Small habits matter more than people realize. Rinsing hair with cool water after washing, letting it air dry when possible, and covering it on particularly harsh sunny days all extend the life of your color in ways that add up significantly over time.

Frequently Asked Questions

Which hair color suits warm skin tones best?

Caramel, honey, golden brown, warm chocolate, and copper-based shades complement warm and olive undertones because they add warmth rather than competing with it. These shades also tend to hold up well in Dubai’s light conditions.

What hair color is easiest to maintain in Dubai?

Balayage and natural brunette shades. Root regrowth blends in gradually, fading looks intentional, and you are not racing to the salon every month just to keep the color looking correct.
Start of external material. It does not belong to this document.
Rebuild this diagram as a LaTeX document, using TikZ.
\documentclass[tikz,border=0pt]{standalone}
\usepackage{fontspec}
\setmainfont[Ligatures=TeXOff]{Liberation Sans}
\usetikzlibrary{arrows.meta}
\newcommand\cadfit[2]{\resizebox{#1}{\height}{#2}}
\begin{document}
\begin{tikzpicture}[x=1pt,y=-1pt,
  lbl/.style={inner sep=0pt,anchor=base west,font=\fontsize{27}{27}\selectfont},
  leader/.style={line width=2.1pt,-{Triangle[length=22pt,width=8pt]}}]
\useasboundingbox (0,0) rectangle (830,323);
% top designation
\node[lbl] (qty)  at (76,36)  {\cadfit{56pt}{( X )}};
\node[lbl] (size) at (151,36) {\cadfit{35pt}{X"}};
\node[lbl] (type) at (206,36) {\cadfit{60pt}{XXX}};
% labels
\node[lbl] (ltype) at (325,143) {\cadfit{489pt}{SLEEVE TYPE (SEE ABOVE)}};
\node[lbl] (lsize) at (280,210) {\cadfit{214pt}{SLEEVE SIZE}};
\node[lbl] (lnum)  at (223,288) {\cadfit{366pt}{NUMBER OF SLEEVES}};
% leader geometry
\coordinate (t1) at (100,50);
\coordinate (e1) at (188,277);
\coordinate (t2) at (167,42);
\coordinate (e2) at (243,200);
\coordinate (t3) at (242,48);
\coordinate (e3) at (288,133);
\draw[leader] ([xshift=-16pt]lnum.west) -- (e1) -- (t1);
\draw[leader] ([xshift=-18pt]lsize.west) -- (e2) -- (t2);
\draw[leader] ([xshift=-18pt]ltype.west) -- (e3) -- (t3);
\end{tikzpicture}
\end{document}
Does Dubai weather affect colored hair?

Significantly. UV exposure, humidity, pool chlorine, and hard water all accelerate fading — especially on lighter shades. Protective products and regular hydration treatments are not optional here.
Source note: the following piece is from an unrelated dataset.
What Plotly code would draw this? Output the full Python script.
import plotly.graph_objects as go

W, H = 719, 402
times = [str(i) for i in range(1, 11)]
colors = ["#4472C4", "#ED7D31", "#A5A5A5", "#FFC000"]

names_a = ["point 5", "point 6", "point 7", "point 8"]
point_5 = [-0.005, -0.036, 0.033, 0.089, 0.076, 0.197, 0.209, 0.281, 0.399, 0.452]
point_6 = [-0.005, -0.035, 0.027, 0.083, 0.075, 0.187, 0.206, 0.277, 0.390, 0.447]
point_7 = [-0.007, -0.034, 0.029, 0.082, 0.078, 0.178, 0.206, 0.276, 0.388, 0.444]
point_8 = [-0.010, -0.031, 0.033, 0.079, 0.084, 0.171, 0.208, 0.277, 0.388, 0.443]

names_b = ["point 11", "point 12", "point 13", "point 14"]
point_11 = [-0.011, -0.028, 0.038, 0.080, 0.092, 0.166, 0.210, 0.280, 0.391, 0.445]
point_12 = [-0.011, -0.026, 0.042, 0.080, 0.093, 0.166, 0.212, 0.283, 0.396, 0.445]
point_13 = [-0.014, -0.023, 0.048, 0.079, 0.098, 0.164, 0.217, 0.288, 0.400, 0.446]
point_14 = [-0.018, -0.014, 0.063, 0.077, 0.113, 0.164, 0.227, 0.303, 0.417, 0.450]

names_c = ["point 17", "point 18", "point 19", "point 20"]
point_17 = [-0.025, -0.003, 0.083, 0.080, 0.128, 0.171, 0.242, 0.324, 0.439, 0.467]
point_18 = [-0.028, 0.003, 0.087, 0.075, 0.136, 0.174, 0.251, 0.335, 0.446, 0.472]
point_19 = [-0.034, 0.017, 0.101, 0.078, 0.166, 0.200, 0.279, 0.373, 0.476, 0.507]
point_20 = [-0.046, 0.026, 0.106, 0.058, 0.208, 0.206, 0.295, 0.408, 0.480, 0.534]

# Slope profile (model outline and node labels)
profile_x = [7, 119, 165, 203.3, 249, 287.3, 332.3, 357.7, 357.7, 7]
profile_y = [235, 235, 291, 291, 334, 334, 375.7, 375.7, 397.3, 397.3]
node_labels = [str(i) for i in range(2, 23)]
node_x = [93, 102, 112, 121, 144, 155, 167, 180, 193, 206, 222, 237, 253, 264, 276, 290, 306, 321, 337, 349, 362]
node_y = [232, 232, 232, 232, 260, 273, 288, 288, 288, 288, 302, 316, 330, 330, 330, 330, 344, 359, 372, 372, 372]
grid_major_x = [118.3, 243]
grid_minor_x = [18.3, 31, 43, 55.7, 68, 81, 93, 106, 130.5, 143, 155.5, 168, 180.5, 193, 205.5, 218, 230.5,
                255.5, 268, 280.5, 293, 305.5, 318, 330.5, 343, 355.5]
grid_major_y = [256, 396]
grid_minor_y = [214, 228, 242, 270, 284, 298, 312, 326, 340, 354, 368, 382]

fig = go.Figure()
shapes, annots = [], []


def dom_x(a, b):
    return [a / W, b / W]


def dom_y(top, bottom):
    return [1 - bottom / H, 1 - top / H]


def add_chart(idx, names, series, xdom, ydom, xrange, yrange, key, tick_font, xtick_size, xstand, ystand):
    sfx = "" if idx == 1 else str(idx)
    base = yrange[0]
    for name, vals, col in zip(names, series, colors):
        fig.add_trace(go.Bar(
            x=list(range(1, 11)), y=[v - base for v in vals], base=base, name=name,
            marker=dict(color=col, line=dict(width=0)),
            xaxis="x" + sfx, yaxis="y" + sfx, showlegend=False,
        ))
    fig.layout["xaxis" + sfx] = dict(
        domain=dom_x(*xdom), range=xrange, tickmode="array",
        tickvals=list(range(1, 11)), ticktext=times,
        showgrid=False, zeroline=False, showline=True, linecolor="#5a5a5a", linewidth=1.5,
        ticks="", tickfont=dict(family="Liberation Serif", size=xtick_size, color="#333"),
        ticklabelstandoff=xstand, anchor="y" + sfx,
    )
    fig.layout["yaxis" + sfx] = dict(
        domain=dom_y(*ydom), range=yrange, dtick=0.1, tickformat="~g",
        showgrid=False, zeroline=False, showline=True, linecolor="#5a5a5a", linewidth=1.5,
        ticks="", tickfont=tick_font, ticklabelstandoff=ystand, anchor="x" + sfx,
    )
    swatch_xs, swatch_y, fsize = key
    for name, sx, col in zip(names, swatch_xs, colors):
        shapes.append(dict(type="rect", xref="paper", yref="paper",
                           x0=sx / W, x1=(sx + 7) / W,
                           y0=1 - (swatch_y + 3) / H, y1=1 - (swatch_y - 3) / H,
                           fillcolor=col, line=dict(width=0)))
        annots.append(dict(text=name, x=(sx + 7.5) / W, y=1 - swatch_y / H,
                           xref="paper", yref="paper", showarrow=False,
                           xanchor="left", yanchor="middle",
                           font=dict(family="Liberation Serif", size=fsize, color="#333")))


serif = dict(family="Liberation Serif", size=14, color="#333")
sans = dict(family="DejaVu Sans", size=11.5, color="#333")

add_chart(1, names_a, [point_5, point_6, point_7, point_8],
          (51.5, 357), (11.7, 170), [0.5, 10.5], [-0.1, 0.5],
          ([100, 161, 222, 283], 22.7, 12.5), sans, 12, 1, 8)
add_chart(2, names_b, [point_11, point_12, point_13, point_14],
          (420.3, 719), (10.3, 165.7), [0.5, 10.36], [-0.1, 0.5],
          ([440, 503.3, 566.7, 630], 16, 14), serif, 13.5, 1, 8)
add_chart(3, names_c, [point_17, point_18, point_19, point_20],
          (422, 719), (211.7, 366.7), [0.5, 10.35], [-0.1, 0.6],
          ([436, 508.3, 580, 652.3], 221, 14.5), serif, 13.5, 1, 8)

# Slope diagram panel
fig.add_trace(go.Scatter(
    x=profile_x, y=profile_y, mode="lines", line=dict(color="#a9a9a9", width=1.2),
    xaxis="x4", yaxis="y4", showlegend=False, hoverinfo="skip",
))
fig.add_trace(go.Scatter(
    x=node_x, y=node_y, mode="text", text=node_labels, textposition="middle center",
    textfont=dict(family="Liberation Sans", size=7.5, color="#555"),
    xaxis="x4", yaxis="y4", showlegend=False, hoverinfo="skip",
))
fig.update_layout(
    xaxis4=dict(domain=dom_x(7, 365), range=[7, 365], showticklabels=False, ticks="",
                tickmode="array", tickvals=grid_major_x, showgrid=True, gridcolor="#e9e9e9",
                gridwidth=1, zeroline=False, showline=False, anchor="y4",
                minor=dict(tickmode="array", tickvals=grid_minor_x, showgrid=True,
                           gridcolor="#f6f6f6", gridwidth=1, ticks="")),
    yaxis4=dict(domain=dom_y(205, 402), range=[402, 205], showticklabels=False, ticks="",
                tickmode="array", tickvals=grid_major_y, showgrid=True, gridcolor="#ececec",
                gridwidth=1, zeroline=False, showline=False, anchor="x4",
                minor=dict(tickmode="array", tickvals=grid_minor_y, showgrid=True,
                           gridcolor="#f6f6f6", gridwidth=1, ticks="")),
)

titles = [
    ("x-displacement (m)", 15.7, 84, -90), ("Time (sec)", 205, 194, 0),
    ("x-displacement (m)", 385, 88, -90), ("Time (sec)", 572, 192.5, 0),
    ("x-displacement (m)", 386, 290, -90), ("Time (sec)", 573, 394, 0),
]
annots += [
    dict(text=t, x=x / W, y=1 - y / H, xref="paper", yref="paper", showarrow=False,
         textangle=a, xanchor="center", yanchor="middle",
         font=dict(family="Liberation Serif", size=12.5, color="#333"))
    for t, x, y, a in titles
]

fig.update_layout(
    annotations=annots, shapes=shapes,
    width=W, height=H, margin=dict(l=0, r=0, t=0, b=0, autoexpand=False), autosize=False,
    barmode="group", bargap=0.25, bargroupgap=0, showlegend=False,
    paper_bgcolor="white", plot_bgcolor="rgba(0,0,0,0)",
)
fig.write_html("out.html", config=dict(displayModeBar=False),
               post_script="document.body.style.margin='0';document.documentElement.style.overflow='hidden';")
Is balayage still popular in Dubai?

Very much so. The technique suits a wide range of skin tones, grows out cleanly, and has evolved enough that it no longer looks like one uniform style. It adapts well to both fine and thick hair textures.

How do I know if I should choose warm or cool tones?

Your skin undertone is the deciding factor. If you tan easily and have golden or olive skin, warm shades will complement you. If your skin has pink or rosy undertones, cooler ash shades will balance you better rather than amplify redness.

Final Thoughts

The best hair color in Dubai is the one you can actually live with — through summer, through the busy season, through beach weekends and corporate Monday mornings and everything in between.
It does not have to be the most dramatic transformation you have ever tried. It just has to suit your face, fit your routine, and be healthy enough to look good in Dubai’s unforgiving natural light. Find that, and the color does the rest on its own.